The Dan River helped win the American Revolution. This is how we thank it?
On this day, more than 200 years ago, the Dan was the finish line in a race between two armies, a race that determined the course of the War for Independence.
If the Southern Department of the Continental Army, led by Nathanael Greene, crossed the Dan first, they could find rest, recruits, and re-supply in Virginia, which the war had not yet ravaged as it had the Carolinas.
If the British Army in the South, led by General Charles, Lord Cornwallis, caught Greene before he reached the Dan, they could force the weakened Continentals into an unwinnable all-out battle. Cornwallis could end the rebellion in the South, split the infant nation in two, and move north to corner and crush the bulk of the Continental Army under George Washington.
No points for guessing who won the Race to the Dan. On February 14, 1781, the last of Greene’s army crossed the Dan, which was swollen by winter rains. The Continental rear guard disembarked on the north bank as the Redcoat vanguard arrived on the south bank, only to find that every existing boat for miles in either direction was on the far side with the Rebels. Nathanael Greene had made sure of that.
The Race to the Dan was won at Boyd’s Ferry in modern South Boston, Virginia – not far at all from where 82,000 tons of Duke Energy’s coal ash has spilled into the river.
What’s most impressive about Greene’s triumph in the Race to the Dan is how he won. Greene reached the Dan first not by a single flash of genius or inspiring his troops to superhuman effort. He won by being more prepared. His army moved fast because their general was careful.
Before Greene even took command of the army in the South, he did more than due diligence. As he crossed the state with his commission, he sent out scouts, studied and commissioned maps, talked to locals. He learned the conditions of the roads, the quality of the soil, the loyalties of even the smallest settlements, and – especially – the nature of North Carolina’s rivers. He learned their width, their depth, their swiftness. He learned where every ford and ferry was. He learned so much that one of his officers later said that Greene knew each one of the rivers in the North Carolina Piedmont as well as someone who had grown up on its banks.
Once the Race to the Dan began – but long before he reached any river – he sent his quartermaster ahead to round up every boat available, along both the Dan and the Yadkin, so that twice during the race, the British could only look helplessly at both their quarry and every means of reaching them.
This kind of care allowed Greene to exhaust the British and stretch their supply lines past the breaking point. This meticulous planning gave Greene the chance to strengthen his Continentals enough to face and cripple the Redcoats at Guilford Courthouse, just weeks after they had crossed the Dan. Greene’s foresight led to Cornwallis marching his bedraggled army north along the coast, until they found themselves stuck, surrounded and surrendered in the little Virginia village of Yorktown.
That kind of care, planning and foresight is also the exact opposite of what Duke Energy has shown so far.
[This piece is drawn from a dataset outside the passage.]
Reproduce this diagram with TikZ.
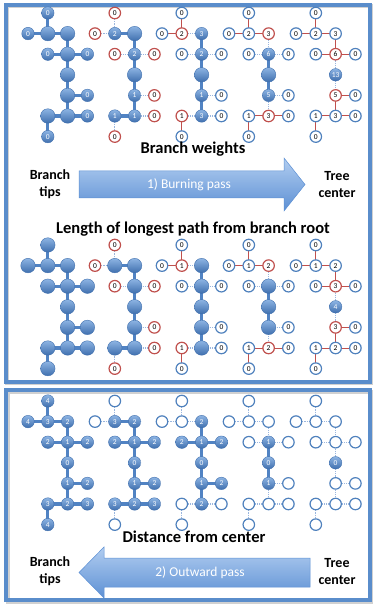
\documentclass[tikz,border=0pt]{standalone}
\usepackage{fontspec}
\setmainfont{Carlito}
\usetikzlibrary{backgrounds}

\definecolor{ballhi}{HTML}{8DB4E3}
\definecolor{balllo}{HTML}{3F6FAE}
\definecolor{ringblue}{HTML}{4F81BD}
\definecolor{ringred}{HTML}{C0504D}
\definecolor{stem}{HTML}{5183C3}
\definecolor{dots}{HTML}{9AB6DE}
\definecolor{boxblue}{HTML}{5A8DCB}
\definecolor{arrowhi}{HTML}{B1CDF0}
\definecolor{arrowlo}{HTML}{5D90D4}

\tikzset{
  nfull/.style={circle, inner sep=0pt, minimum size=12.5pt, top color=ballhi,
    bottom color=balllo, draw=balllo, line width=0.4pt, text=white,
    font=\fontsize{7.5}{8}\selectfont},
  nball/.style={nfull, minimum size=14.5pt},
  nred/.style={circle, inner sep=0pt, minimum size=11.5pt, draw=ringred,
    line width=1.2pt, fill=white, text=black, font=\fontsize{7.5}{8}\selectfont},
  nopen/.style={nred, draw=ringblue},
  eT/.style={stem, line width=3.2pt},
  eD/.style={dots, densely dotted, line width=1.1pt},
  eR/.style={ringred, line width=1pt},
  boxline/.style={boxblue, line width=4pt},
  boxshade/.style={black!18, line width=4pt},
  headline/.style={font=\fontsize{16.5}{19}\selectfont\bfseries},
  sidetext/.style={align=center, font=\fontsize{14}{17}\selectfont\bfseries},
  passtext/.style={text=white, font=\fontsize{13.5}{16}\selectfont},
  passarrow/.style={top color=arrowhi, bottom color=arrowlo, draw=arrowlo, line width=0.5pt},
}

% -----------------------
% One tree on a 4 x 7 grid, nodes #1A ... #1N
% -----------------------
\def\colstep{19.8}
\def\rowstep{20.6}
\newcommand{\treepanel}[5]{%
  \begin{scope}[shift={(#2,#3)}]
    \foreach \n/\c/\r in {A/1/0,B/0/1,C/1/1,D/2/1,E/1/2,F/2/2,G/3/2,H/2/3,I/2/4,J/3/4,K/1/5,L/2/5,M/3/5,N/1/6}
      \coordinate (#1p\n) at (\c*\colstep,\r*\rowstep);
    \foreach \n/\s/\l in {#4}
      \node[\s] (#1\n) at (#1p\n) {\l};
    \begin{pgfonlayer}{background}
      \foreach \a/\b/\s in #5
        \draw[\s] (#1\a.center) -- (#1\b.center);
    \end{pgfonlayer}
  \end{scope}
}

% edge looks, one list per step
\def\burnI{A/C/eT,B/C/eT,C/D/eT,D/F/eT,E/F/eT,F/G/eT,F/H/eT,H/I/eT,I/J/eT,I/L/eT,K/L/eT,L/M/eT,K/N/eT}
\def\burnII{A/C/eD,B/C/eD,C/D/eT,D/F/eT,E/F/eD,F/G/eD,F/H/eT,H/I/eT,I/J/eD,I/L/eT,K/L/eT,L/M/eD,K/N/eD}
\def\burnIII{A/C/eR,B/C/eR,C/D/eD,D/F/eT,E/F/eD,F/G/eD,F/H/eT,H/I/eT,I/J/eD,I/L/eT,K/L/eD,L/M/eD,K/N/eR}
\def\burnIV{A/C/eR,B/C/eR,C/D/eR,D/F/eD,E/F/eD,F/G/eD,F/H/eT,H/I/eT,I/J/eD,I/L/eD,K/L/eR,L/M/eR,K/N/eR}
\def\burnV{A/C/eR,B/C/eR,C/D/eR,D/F/eR,E/F/eR,F/G/eR,F/H/eD,H/I/eD,I/J/eR,I/L/eR,K/L/eR,L/M/eR,K/N/eR}
\def\outII{A/C/eD,B/C/eD,C/D/eT,D/F/eT,E/F/eT,F/G/eT,F/H/eT,H/I/eT,I/J/eT,I/L/eT,K/L/eT,L/M/eT,K/N/eD}
\def\outIII{A/C/eD,B/C/eD,C/D/eD,D/F/eT,E/F/eT,F/G/eT,F/H/eT,H/I/eT,I/J/eT,I/L/eT,K/L/eD,L/M/eD,K/N/eD}
\def\outIV{A/C/eD,B/C/eD,C/D/eD,D/F/eD,E/F/eD,F/G/eD,F/H/eT,H/I/eT,I/J/eD,I/L/eD,K/L/eD,L/M/eD,K/N/eD}
\def\outV{A/C/eD,B/C/eD,C/D/eD,D/F/eD,E/F/eD,F/G/eD,F/H/eD,H/I/eD,I/J/eD,I/L/eD,K/L/eD,L/M/eD,K/N/eD}

\begin{document}
\begin{tikzpicture}[x=1pt, y=-1pt, line cap=butt]

\useasboundingbox (0,0) rectangle (374,609);
\begin{pgfonlayer}{background}
  \fill[white] (0,0) rectangle (374,609);
\end{pgfonlayer}

% -----------------------
% Frames
% -----------------------
\draw[boxshade] (7,6.5) rectangle (371,383);
\draw[boxshade] (7.5,391.5) rectangle (371,601.5);
\draw[boxline] (5.5,5) rectangle (369.5,381.5);
\draw[boxline] (6,390) rectangle (369.5,600);

% -----------------------
% Branch weights
% -----------------------
\treepanel{a1}{28}{13}{A/nfull/0,B/nfull/0,C/nball/{},D/nball/{},E/nfull/0,F/nball/{},G/nfull/0,H/nball/{},I/nball/{},J/nfull/0,K/nball/{},L/nball/{},M/nfull/0,N/nfull/0}\burnI
\treepanel{a2}{95}{13}{A/nred/0,B/nred/0,C/nfull/2,D/nball/{},E/nred/0,F/nfull/2,G/nred/0,H/nball/{},I/nfull/1,J/nred/0,K/nfull/1,L/nfull/1,M/nred/0,N/nred/0}\burnII
\treepanel{a3}{162}{13}{A/nopen/0,B/nopen/0,C/nred/2,D/nfull/3,E/nopen/0,F/nfull/2,G/nopen/0,H/nball/{},I/nfull/1,J/nopen/0,K/nred/1,L/nfull/3,M/nopen/0,N/nopen/0}\burnIII
\treepanel{a4}{229}{13}{A/nopen/0,B/nopen/0,C/nopen/2,D/nred/3,E/nopen/0,F/nfull/6,G/nopen/0,H/nball/{},I/nfull/5,J/nopen/0,K/nopen/1,L/nred/3,M/nopen/0,N/nopen/0}\burnIV
\treepanel{a5}{296}{13}{A/nopen/0,B/nopen/0,C/nopen/2,D/nopen/3,E/nopen/0,F/nred/6,G/nopen/0,H/nfull/13,I/nred/5,J/nopen/0,K/nopen/1,L/nopen/3,M/nopen/0,N/nopen/0}\burnV

\node[headline] (weights) at (193,149) {Branch weights};
\path[passarrow] (79,171) -- (284,171) -- (284,158) -- (305,184.5) -- (284,211) -- (284,198) -- (79,198) -- cycle;
\node[passtext] (burning) at (189,185) {1) Burning pass};
\node[sidetext] (tipsA) at (50,184) {Branch\\tips};
\node[sidetext] (centerA) at (337,185) {Tree\\center};
\node[headline] (longest) at (193,229) {Length of longest path from branch root};

% -----------------------
% Longest path from branch root
% -----------------------
\treepanel{b1}{28}{245}{A/nball/{},B/nball/{},C/nball/{},D/nball/{},E/nball/{},F/nball/{},G/nball/{},H/nball/{},I/nball/{},J/nball/{},K/nball/{},L/nball/{},M/nball/{},N/nball/{}}\burnI
\treepanel{b2}{95}{245}{A/nred/0,B/nred/0,C/nball/{},D/nball/{},E/nred/0,F/nball/{},G/nred/0,H/nball/{},I/nball/{},J/nred/0,K/nball/{},L/nball/{},M/nred/0,N/nred/0}\burnII
\treepanel{b3}{162}{245}{A/nopen/0,B/nopen/0,C/nred/1,D/nball/{},E/nopen/0,F/nball/{},G/nopen/0,H/nball/{},I/nball/{},J/nopen/0,K/nred/1,L/nball/{},M/nopen/0,N/nopen/0}\burnIII
\treepanel{b4}{229}{245}{A/nopen/0,B/nopen/0,C/nopen/1,D/nred/2,E/nopen/0,F/nball/{},G/nopen/0,H/nball/{},I/nball/{},J/nopen/0,K/nopen/1,L/nred/2,M/nopen/0,N/nopen/0}\burnIV
\treepanel{b5}{296}{245}{A/nopen/0,B/nopen/0,C/nopen/1,D/nopen/2,E/nopen/0,F/nred/3,G/nopen/0,H/nfull/4,I/nred/3,J/nopen/0,K/nopen/1,L/nopen/2,M/nopen/0,N/nopen/0}\burnV

% -----------------------
% Distance from center
% -----------------------
\treepanel{c1}{28}{401}{A/nfull/4,B/nfull/4,C/nfull/3,D/nfull/2,E/nfull/2,F/nfull/1,G/nfull/2,H/nfull/0,I/nfull/1,J/nfull/2,K/nfull/3,L/nfull/2,M/nfull/3,N/nfull/4}\burnI
\treepanel{c2}{95}{401}{A/nopen/{},B/nopen/{},C/nfull/3,D/nfull/2,E/nfull/2,F/nfull/1,G/nfull/2,H/nfull/0,I/nfull/1,J/nfull/2,K/nfull/3,L/nfull/2,M/nfull/3,N/nopen/{}}\outII
\treepanel{c3}{162}{401}{A/nopen/{},B/nopen/{},C/nopen/{},D/nfull/2,E/nfull/2,F/nfull/1,G/nfull/2,H/nfull/0,I/nfull/1,J/nfull/2,K/nopen/{},L/nfull/2,M/nopen/{},N/nopen/{}}\outIII
\treepanel{c4}{229}{401}{A/nopen/{},B/nopen/{},C/nopen/{},D/nopen/{},E/nopen/{},F/nfull/1,G/nopen/{},H/nfull/0,I/nfull/1,J/nopen/{},K/nopen/{},L/nopen/{},M/nopen/{},N/nopen/{}}\outIV
\treepanel{c5}{296}{401}{A/nopen/{},B/nopen/{},C/nopen/{},D/nopen/{},E/nopen/{},F/nopen/{},G/nopen/{},H/nfull/0,I/nopen/{},J/nopen/{},K/nopen/{},L/nopen/{},M/nopen/{},N/nopen/{}}\outV

\node[headline] (distance) at (194,537) {Distance from center};
\path[passarrow] (310,558) -- (104,558) -- (104,547) -- (79,572.5) -- (104,598) -- (104,587) -- (310,587) -- cycle;
\node[passtext] (outward) at (200,573) {2) Outward pass};
\node[sidetext] (tipsB) at (50,571.5) {Branch\\tips};
\node[sidetext] (centerB) at (337,571.5) {Tree\\center};

\end{tikzpicture}
\end{document}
Duke Energy is the largest electric power company in the United States, with more than $100 billion in assets. According to their website, they have 27,775 employees. They claimed to monitor the Dan River site, but they did not know that the pipes underneath were made of corrugated metal, not reinforced concrete. They seem not to have anticipated what every homeowner knows: old pipes break.
Apparently none of their tens of thousands of employees, or their hundreds of billions in assets, could be spared or bothered to remove the coal ash from its retired Dan River Steam Station in Eden. Not after the Environmental Protection Agency issued a warning, not after a host of environmental groups filed suit to make them do so.
In place of diligence, Duke Energy gave us complacency. In place of attention, Duke gave us assumption. In place of care, Duke gave us condescension.
In this they have been abetted by a state government that shows eager interest in taking no interest in the doings and dealings of entrenched corporate power, even when the corporation can inflict massive damage on the land, water, air and people of the state itself. The Associated Press reported Sunday that our state’s Department of Environmental and Natural Resources blocked the various lawsuits against Duke’s pollution by offering “settlements where the nation’s largest electricity provider pays modest fines but is under no requirement to actually clean up its coal ash ponds.”
(Update: How bad is it? So bad the Feds have gotten involved.)
Those who like to put on tri-cornered hats and wave their rattlesnake flags often seem to forget that the rallying cry that inspired Greene, Washington, and the soldiers they led was not “No Taxation,” but “No Taxation Without Representation.” The last two words are key.
We should be less worried about governments whose leaders still are, after all, answerable to our votes, than we are about monopolies from whose power we have no reasonable recourse – other than the attentions of a careful government. We should be less worried about the vague specter labelled “government” than about a government that only pays attention to the wishes of privileged corporate interest.
That was what Nathanael Greene and his Continental Army of the South fought for, why they raced Cornwallis to the very river Duke Energy has poisoned. The Patriots of the Revolution did not fight for an absence of government. They fought for the presence of a government that served, not the privileged, but the people.